Em agosto de 1974, o presidente da República, general Ernesto Geisel anunciava uma “lenta, gradativa e segura distensão”. A partir dessa data ocorreu efetivamente uma abertura política, embora prosseguisse os atentados aos direitos humanos e à liberdade de imprensa.
Entre os casos trágicos de maior repercussão está a morte – suicídio por enforcamento segundo a versão oficial – do jornalista Vladimir Herzog, em 25 de outubro de 1975.
A imprensa brasileira no século XXI
A promulgação da Constituição de 1988 consolidou o princípio da liberdade de imprensa como nenhuma outra antes, mas deixou indefinida uma série de outras questões.

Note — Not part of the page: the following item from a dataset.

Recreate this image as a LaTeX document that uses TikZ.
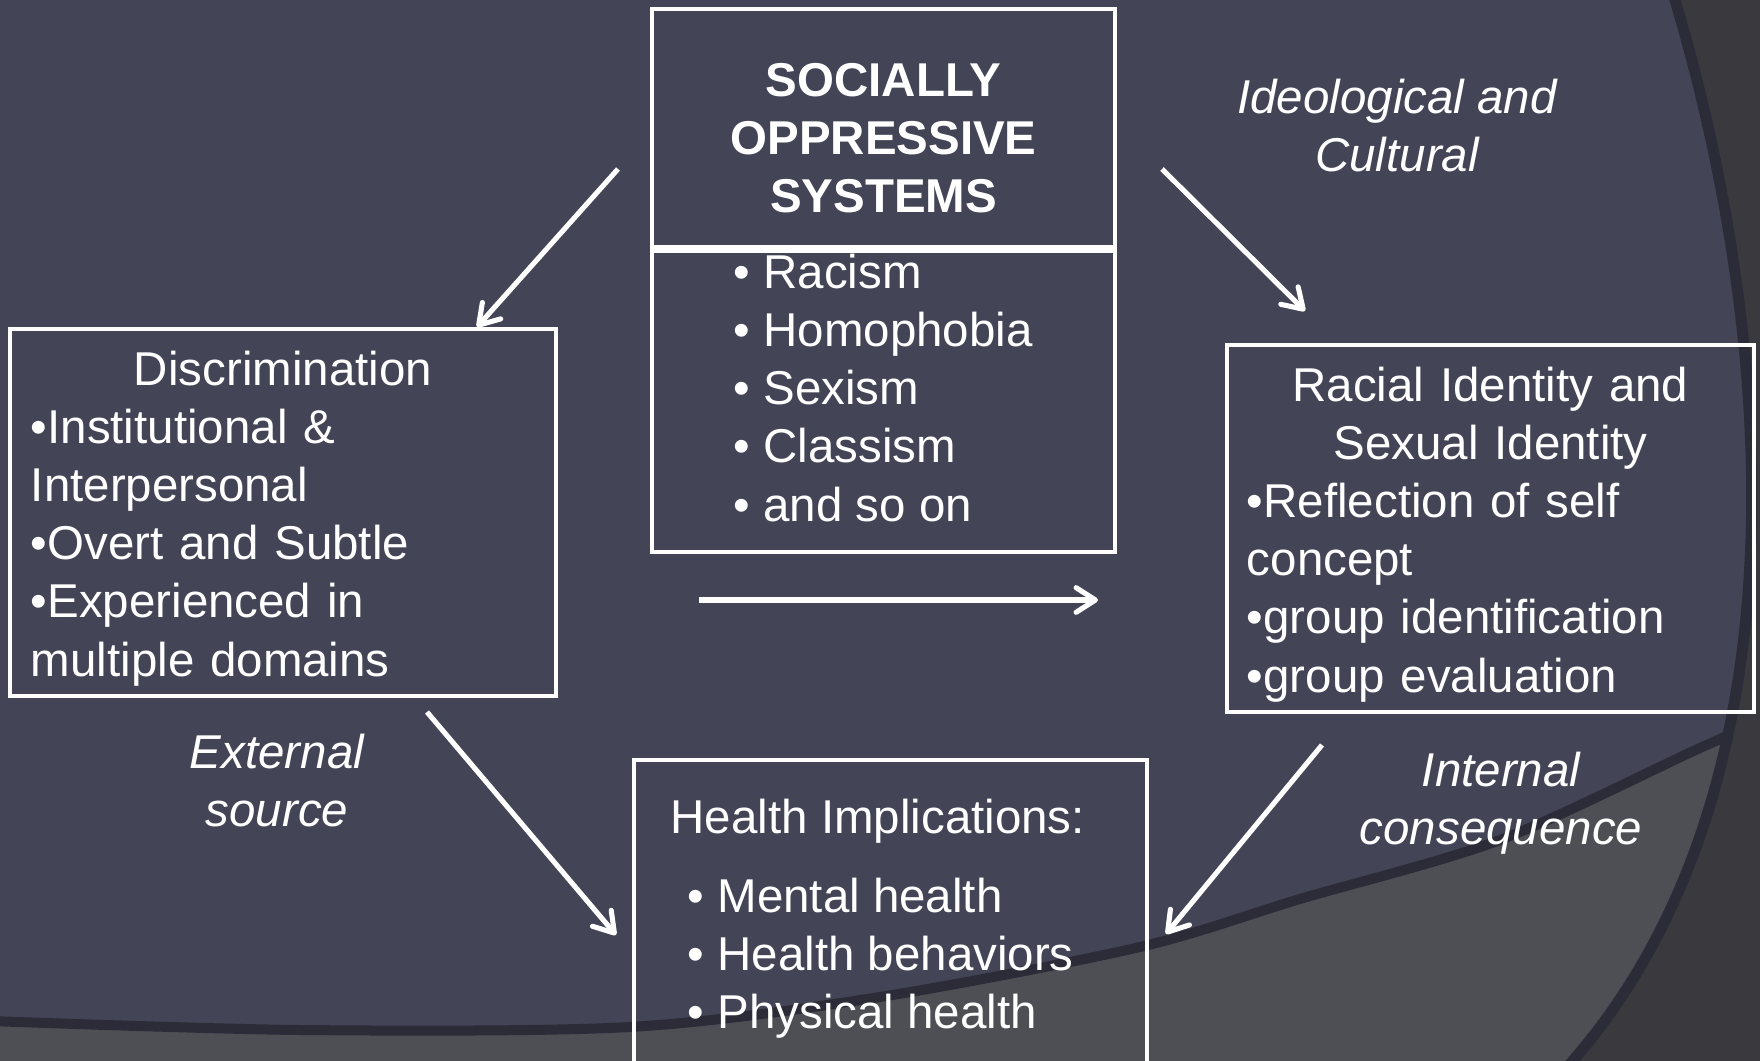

Até hoje, decorridos 20 anos, não está claro se manteve vigente a legislação anterior sobre assuntos como a regulamentação profissional, e, somente em 2008, o Supremo Tribunal Federal suspendeu a vigência de alguns dispositivos da antiga Lei de Imprensa.
A fase mais recente da história dos jornais brasileiros é marcada por circunstâncias únicas. Embora a Constituição de 1988 faça a distinção entre censura e controle, a carta magna se posiciona firme quanto ao cerceamento da liberdade de expressão, incluindo a de imprensa, como está disposto no artigo 5º, inciso IX: “É livre a expressão da atividade intelectual, artística, científica e de comunicação, independentemente de censura ou licença”. Ou ainda, no artigo 220, parágrafo 2º: “é vedada toda e qualquer censura de natureza política, ideológica e artística”.
Embora a carta constitucional proíba a censura, ela regula alguns tipos de controle realizados na imprensa, principalmente em relação à televisão. Eles são administrativo, judicial, auto-regulação e social. A última lei que se referia à liberdade de imprensa no Brasil foi a federal nº 5.250, de 9 de fevereiro de 1967, promulgada em plena ditadura militar.
Esperamos que essa breve linha do tempo tenha ajudado a esclarecer um pouco sobre a trajetória da liberdade de imprensa no Brasil. E essa trajetória ainda não chegou ao fim, temos um longo caminho a percorrer até que tenhamos um Estado plenamente democrático onde possamos gozar plenamente de nossas liberdades e direitos. A Jornal Jr. apoia essa causa!